For instance, the epic version of the love-lorn Shakuntala gives vivid descriptions of idyllic locations in the forest where she lives. Sakuntala's abode, a hermitage, set deep in the forest is projected as almost another world - "a world of translucent green, lush growth on both banks of the river Malini". Despite its surreal imagery, it has much of the natural world. The trees provide cool shade, the earth is soft and covered with clusters of flowering trees and creepers, the birds and bees are undisturbed and even the predatory animals are gentle. Yet, despite its "naturalness" the contrast with the settled society is never entirely given up. The prince who lands in the hermitage while on a hunt and falls in love with Sakuntala is a protagonist of the "settled court society". The interaction between him and Sakuntala brings out the difference between the forest and court society even more vividly. A variety of contrasting settings dot the epic versions of the story: the ferocity of the hunt, the gentle calm of the hermitage, each present a difference face of nature and of the forest.

Shyam Jagota

Thus, as historian Romila Thapar has argued, the hunt in the Sakuntala story at one level is an onslaught on nature. The text has a graphic account of the hunt: a large entourage of heavily armed soldiers. At one level this suggests a surrogate battle, or raid, in which territorial claims are being established. But the description of the flora and their settings also reflect two kinds of social orders coming in close contact with each other. Most epic stories are replete with such descriptions.

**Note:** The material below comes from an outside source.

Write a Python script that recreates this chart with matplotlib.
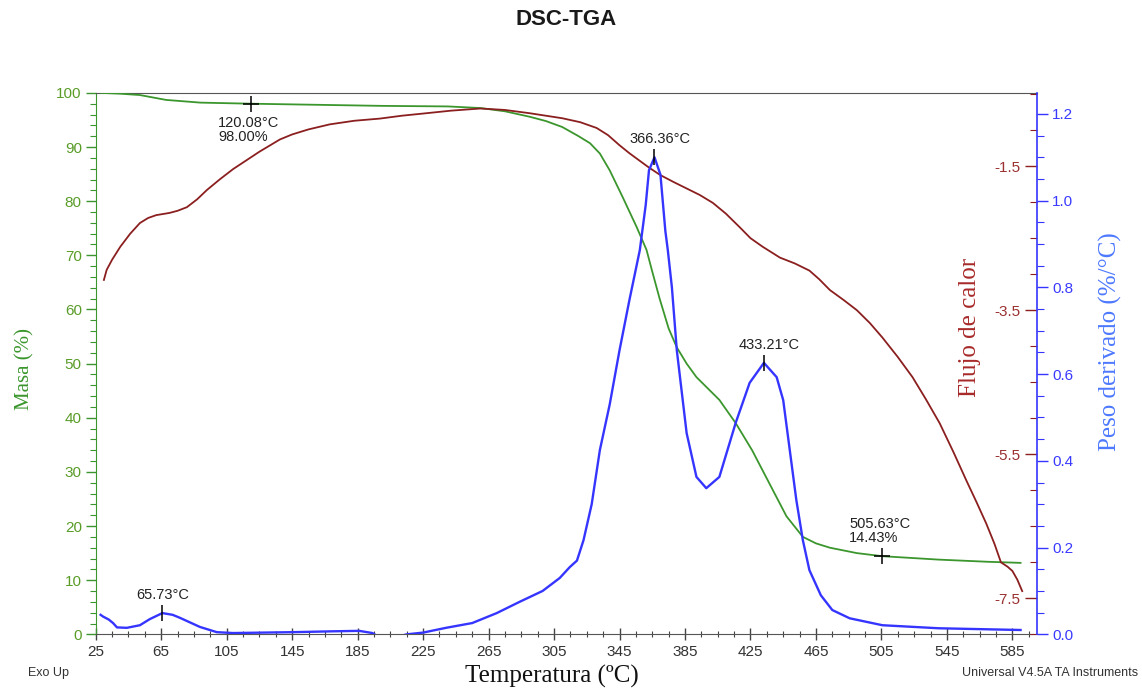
import numpy as np
import matplotlib
matplotlib.use("Agg")
import matplotlib.pyplot as plt
from matplotlib.ticker import FixedLocator, MultipleLocator, FormatStrFormatter

###############################################################################
# data
###############################################################################
# mass (TGA), %
temp_mass = [28, 40, 52, 68, 89, 120.08, 160, 200, 240, 260,
             275, 290, 300, 310, 320, 327, 333, 339, 347, 355.5,
             361.5, 365, 369.5, 375, 380, 386, 392, 406, 416, 426,
             436.5, 447, 457, 465, 473.5, 490, 505.63, 540, 570, 590]
mass = [100, 99.85, 99.6, 98.7, 98.2, 98.0, 97.8, 97.6, 97.5, 97.2,
        96.6, 95.6, 94.8, 93.7, 92.0, 90.7, 88.8, 85.7, 80.7, 75.2,
        71.0, 67.0, 62.0, 56.5, 53.0, 50.0, 47.5, 43.3, 39.0, 34.0,
        27.9, 21.8, 18.0, 16.8, 16.0, 15.0, 14.43, 13.8, 13.4, 13.2]

# heat flow (DSC)
temp_heat = [30, 31.7, 35, 40, 46, 52, 57, 62, 70, 75,
             80.7, 87, 93, 101, 109, 117, 125, 137.5, 145, 155,
             168, 183, 198.6, 212, 225, 242, 260, 275, 290, 300,
             310, 321, 331, 338, 345, 351, 357, 363, 370, 378,
             386, 394, 402, 410, 418.5, 425, 432.5, 443, 452, 461,
             467, 473.5, 482, 490, 498, 505.6, 515, 524, 532, 540.6,
             549, 557, 563, 569, 574, 578, 582, 585, 588, 591]
heat = [-3.08, -2.94, -2.80, -2.62, -2.44, -2.29, -2.22, -2.18, -2.15, -2.12,
        -2.07, -1.96, -1.83, -1.68, -1.54, -1.42, -1.30, -1.13, -1.06, -0.99,
        -0.92, -0.87, -0.84, -0.80, -0.77, -0.73, -0.70, -0.72, -0.765, -0.80,
        -0.835, -0.89, -0.97, -1.07, -1.21, -1.32, -1.42, -1.52, -1.625, -1.72,
        -1.81, -1.90, -2.01, -2.16, -2.35, -2.50, -2.62, -2.77, -2.85, -2.95,
        -3.07, -3.22, -3.36, -3.50, -3.68, -3.88, -4.15, -4.43, -4.73, -5.07,
        -5.47, -5.87, -6.16, -6.46, -6.74, -7.00, -7.06, -7.12, -7.24, -7.40]

# derivative weight, %/°C
temp_deriv = [28, 29.5, 33, 35.6, 38, 44, 52, 58, 65.73, 72,
              76.5, 88.7, 99, 109, 145.6, 170, 186, 194, 197, 205,
              212, 215, 225, 239, 255, 270, 284, 298, 308.5, 314.6,
              319, 323, 328, 333, 339, 345, 351, 357.4, 361, 363,
              366.36, 370, 373, 374.5, 377, 380, 386, 392, 398, 406,
              416, 424.5, 433.21, 441, 445, 449, 453, 457, 461, 468,
              475, 485.6, 505.6, 540, 590]
deriv = [0.045, 0.041, 0.034, 0.026, 0.016, 0.015, 0.021, 0.035, 0.049, 0.045,
         0.038, 0.017, 0.005, 0.003, 0.005, 0.007, 0.008, 0.003, -0.004, -0.006,
         -0.003, 0.0, 0.004, 0.015, 0.026, 0.049, 0.075, 0.10, 0.13, 0.155,
         0.17, 0.217, 0.30, 0.425, 0.53, 0.655, 0.77, 0.886, 0.99, 1.07,
         1.10, 1.06, 0.93, 0.886, 0.80, 0.655, 0.464, 0.363, 0.337, 0.363,
         0.488, 0.58, 0.626, 0.593, 0.54, 0.425, 0.31, 0.217, 0.148, 0.09,
         0.056, 0.037, 0.021, 0.014, 0.01]

# labelled points
mass_marks = [(120.08, 98.00), (505.63, 14.43)]
peak_marks = [(65.73, 0.049), (366.36, 1.10), (433.21, 0.626)]

###############################################################################
green_line = "#3b962d"
green_txt = "#5a9c28"
red_line = "#8b1f1f"
red_txt = "#9a3030"
blue_line = "#3535ff"
blue_txt = "#3a3aff"
blue_lab = "#4d79ff"

sans = "Liberation Sans"
serif = "Liberation Serif"
plt.rcParams["font.family"] = [sans, "DejaVu Sans"]

fig = plt.figure(figsize=(11.42, 6.88), dpi=100)
ax = fig.add_axes([0.0838, 0.078, 0.8242, 0.787])
ax_r = ax.twinx()   # heat flow
ax_b = ax.twinx()   # derivative weight

# mass
ax.plot(temp_mass, mass, color=green_line, lw=1.3, zorder=3)
ax.set_xlim(25, 600)
ax.set_ylim(0, 100)
ax.xaxis.set_major_locator(FixedLocator(np.arange(25, 600, 40)))
ax.xaxis.set_minor_locator(FixedLocator(np.arange(25, 600, 10)))
ax.yaxis.set_major_locator(MultipleLocator(10))
ax.yaxis.set_minor_locator(MultipleLocator(2))
ax.tick_params(axis="x", which="major", direction="inout", length=9, width=1,
               color="#444444", labelsize=11, labelcolor="#333333", pad=3)
ax.tick_params(axis="x", which="minor", direction="inout", length=5, width=0.8,
               color="#444444")
ax.tick_params(axis="y", which="major", direction="out", length=7, width=1,
               color=green_line, labelsize=11, labelcolor=green_txt, pad=3)
ax.tick_params(axis="y", which="minor", direction="out", length=4, width=0.8,
               color=green_line)
ax.spines["left"].set_color(green_line)
ax.spines["bottom"].set_color("#555555")
ax.spines["top"].set_color("#555555")
ax.spines["right"].set_visible(False)

for xm, ym in mass_marks:
    ax.plot(xm, ym, marker="+", ms=12, mew=1.1, color="black", zorder=5)
ax.annotate("120.08°C\n98.00%", xy=mass_marks[0], xytext=(-24, -9),
            textcoords="offset points", ha="left", va="top", fontsize=10.5,
            color="#222222", linespacing=1.0)
ax.annotate("505.63°C\n14.43%", xy=mass_marks[1], xytext=(-24, 8),
            textcoords="offset points", ha="left", va="bottom", fontsize=10.5,
            color="#222222", linespacing=1.0)

# heat flow
ax_r.plot(temp_heat, heat, color=red_line, lw=1.3, zorder=3)
ax_r.set_ylim(-8.0, -0.483)
ax_r.yaxis.tick_left()
ax_r.spines["left"].set_position(("axes", 1.0))
for s in ax_r.spines.values():
    s.set_visible(False)
ax_r.yaxis.set_major_locator(FixedLocator([-1.5, -3.5, -5.5, -7.5]))
ax_r.yaxis.set_minor_locator(MultipleLocator(0.5))
ax_r.yaxis.set_major_formatter(FormatStrFormatter("%.1f"))
ax_r.tick_params(axis="y", which="major", direction="out", length=9, width=1,
                 color=red_line, labelsize=11, labelcolor=red_txt, pad=3)
ax_r.tick_params(axis="y", which="minor", direction="out", length=5, width=0.8,
                 color=red_line)

# derivative weight
ax_b.plot(temp_deriv, deriv, color=blue_line, lw=1.7, zorder=4)
ax_b.set_ylim(0, 1.2485)
ax_b.yaxis.set_major_locator(MultipleLocator(0.2))
ax_b.yaxis.set_minor_locator(MultipleLocator(0.05))
ax_b.yaxis.set_major_formatter(FormatStrFormatter("%.1f"))
ax_b.tick_params(axis="y", which="major", direction="out", length=8, width=1,
                 color=blue_line, labelsize=11, labelcolor=blue_txt, pad=3)
ax_b.tick_params(axis="y", which="minor", direction="out", length=5, width=0.8,
                 color=blue_line)
for name in ["left", "top", "bottom"]:
    ax_b.spines[name].set_visible(False)
ax_b.spines["right"].set_color(blue_line)
ax_b.spines["right"].set_linewidth(1.2)

for xp, yp in peak_marks:
    ax_b.plot(xp, yp, marker="|", ms=11, mew=1.1, color="black", zorder=5)
    ax_b.annotate(f"{xp:.2f}°C", xy=(xp, yp), xytext=(4 if xp > 300 else 0, 8),
                  textcoords="offset points", ha="center", va="bottom",
                  fontsize=10.5, color="#222222")

# axis titles
ax.text(-0.075, 0.49, "Masa (%)", transform=ax.transAxes, rotation=90,
        ha="center", va="center", fontsize=15, color=green_line, family=serif)
ax.text(0.929, 0.567, "Flujo de calor", transform=ax.transAxes, rotation=90,
        ha="center", va="center", fontsize=18, color="#a82a2a", family=serif)
ax.text(1.0776, 0.541, "Peso derivado (%/°C)", transform=ax.transAxes,
        rotation=90, ha="center", va="center", fontsize=18, color=blue_lab,
        family=serif)
ax.text(0.485, -0.077, "Temperatura (ºC)", transform=ax.transAxes,
        ha="center", va="center", fontsize=18, color="#111111", family=serif)

fig.text(0.4956, 0.971, "DSC-TGA", ha="center", va="center", fontsize=16,
         fontweight="bold", color="#1a1a1a")
fig.text(0.0245, 0.022, "Exo Up", ha="left", va="center", fontsize=9,
         color="#333333")
fig.text(0.9965, 0.022, "Universal V4.5A TA Instruments", ha="right",
         va="center", fontsize=9, color="#333333")

fig.savefig("out.png", dpi=100)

In the Ramayana, forests form the context in which not only do the protoganists relate to nature, but they also negotiate the spiritual world as well.

The Ramayana has vivid descriptions of Rama's vanavas (exile in forest). The forest is described as being beautiful and idyllic, full of trees of fruit and nuts, birds and beasts. Ramas relationship to his environment is exemplified in his numerous hunting forays and his search for fruits and herbs for survival. But more importantly, the forest is also the abode of sages and rishis a prime locale of the spiritual. It abounds in hermitages which are described as islands of peace and tranquillity where the spiritual carry on their havans to rid the earth of "evil spirits". Rama interacts with the holy men displaying a keen interest in their knowledge of the spiritual and material. The forest is thus projected as the meeting point of the sacred and the profane.

Interestingly, forests are not the only environmental spots where man and nature come in close interaction. The epic stories also have the concept of gardens - the vatikas. Thus the Asoka vatika is the garden where the King of Lanka, Ravana - houses Sita, the wife of Rama, after her abduction. The description of the Asoka vatika is one of peace and calm where beautiful plants and fruits trees are ecologically balanced with birds, animals and man. Thus Hindu epics carry both the imagery of the forest as well as that of the gardens. The latter is suggestively more sanitised than the former. The epics were written in a period when society was moving from being a forest pastoral social order to a more sedentary agricultural one. Perhaps the imagery of the forest and the gardens also reflect the two varied ecological contexts in which man continues to relate with nature even as his society moves from one social order to another.